Politics & Government

Obama blames Fox News, e-mail for likely loss in Kentucky

LEXINGTON, Ky. — Democratic presidential candidate Barack Obama, facing a likely defeat in next Tuesday's primary election, won't travel to Kentucky before the voting, but said he hopes to have much more time to win over Kentucky voters before the November general election.

He also blamed Fox News for disseminating "rumors" about him and said that that and e-mails filled with misinformation that have been "systematically" dispersed have hurt him in Kentucky.

"When we're able to campaign in a place like Iowa for several months and I can visit and talk to people individually, I do very well. That's harder to do at this stage in the campaign," Obama said in a brief telephone interview Friday. "And once we get past the primary, we'll ble to focus more on those states where we need to make sure people know my track record."

In contrast, Obama's rival, Sen. Hillary Clinton, will make five stops in Kentucky over the weekend, including appearances at two university campuses.

Obama spoke to more than 8,000 supporters in Louisville Monday night — his first time in the state since August. He said he had hoped to spend more time in Kentucky earlier this week but was called back to Washington, D.C. for votes on Tuesday.

Since then, he’s stumped in Oregon, which will hold its primary by mail on Tuesday, and South Dakota, where Democrats vote June 3, as well as in states that have already held their primary elections, such as Michigan and Missouri.

“We’re having to campaign in a lot of different places,” Obama said. “Obviously we think Kentucky is important. People in Kentucky are concerned about the same things people are concerned about all across the country — declining wages and incomes combined with the rising costs of everything from gas to health care.”

Obama’s wife, Michelle, is slated to campaign in Kentucky on Monday.

Obama conceded that he has a steep challenge to get his message and background to voters in states such as Kentucky — where he trails Sen. Hillary Clinton by 27 points, according to a poll published earlier this week — and West Virginia, where voters chose Clinton over Obama by 40 points on Tuesday.

“What it says is that I’m not very well known in that part of the country,” Obama said. “Sen. Clinton, I think, is much better known — not only because of her time in the White House with her husband — but also coming from a nearby state of Arkansas.”

Obama has been trying to introduce himself to Kentuckians using a series of biographical TV ads, as well as fliers, including one that shows him at a pulpit in front of a church’s cross and pipe organ.

He acknowledged that he’s trying to “reverse a lot of misconceptions” about his background.

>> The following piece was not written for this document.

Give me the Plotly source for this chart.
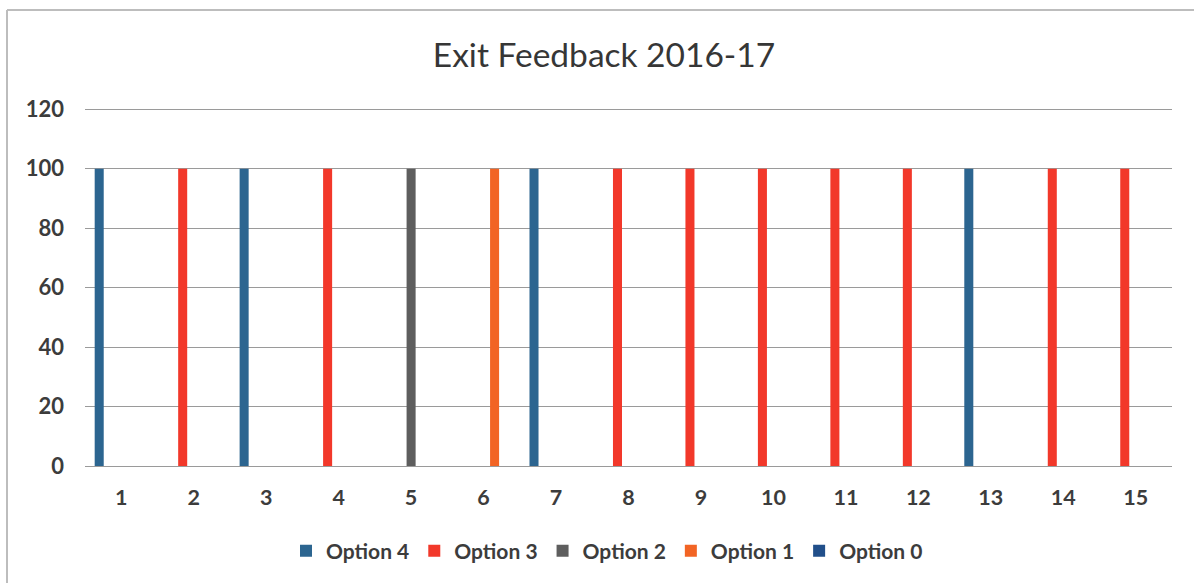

He is a Christian, although some e-mail chains have said he is a Muslim.

“Part of it is because there have been these e-mails that have been sent out very systematically, presumably by various political opponents, although I don’t know who,” he said. “And there are a lot of voters who get their news from Fox News. Fox has been pumping up rumors about my religious beliefs or my patriotism or what have you since the beginning of the campaign.”

As Clinton continues to argue that she is better suited to win in key, large swing states such as Pennsylvania and Ohio, Obama countered that he has performed better among independents.

And he said he and Clinton match up similarly against Republican nominee John McCain. Both trail McCain, the U.S. Senator from Arizona, by double digits in a Herald-Leader/WKYT poll of 600 likely general election voters. McCain leads Clinton by 12 points and Obama by 25 points.

“I think whoever the Democratic is we’re going to have some work to do in a state like Kentucky,” Obama said.

Republican National Committee Spokeswoman Katie Wright dismissed Obama’s contention that he’ll be competitive in Kentucky this fall.

"The more voters in Kentucky get to know Senator Obama, the more they will realize that he doesn't understand the economy or their values,” Wright said in a statement. “Higher taxes, threatening Second Amendment rights, taxing 'dirty energy' and taking choice out of healthcare won't benefit our country much less the hard working families of Kentucky."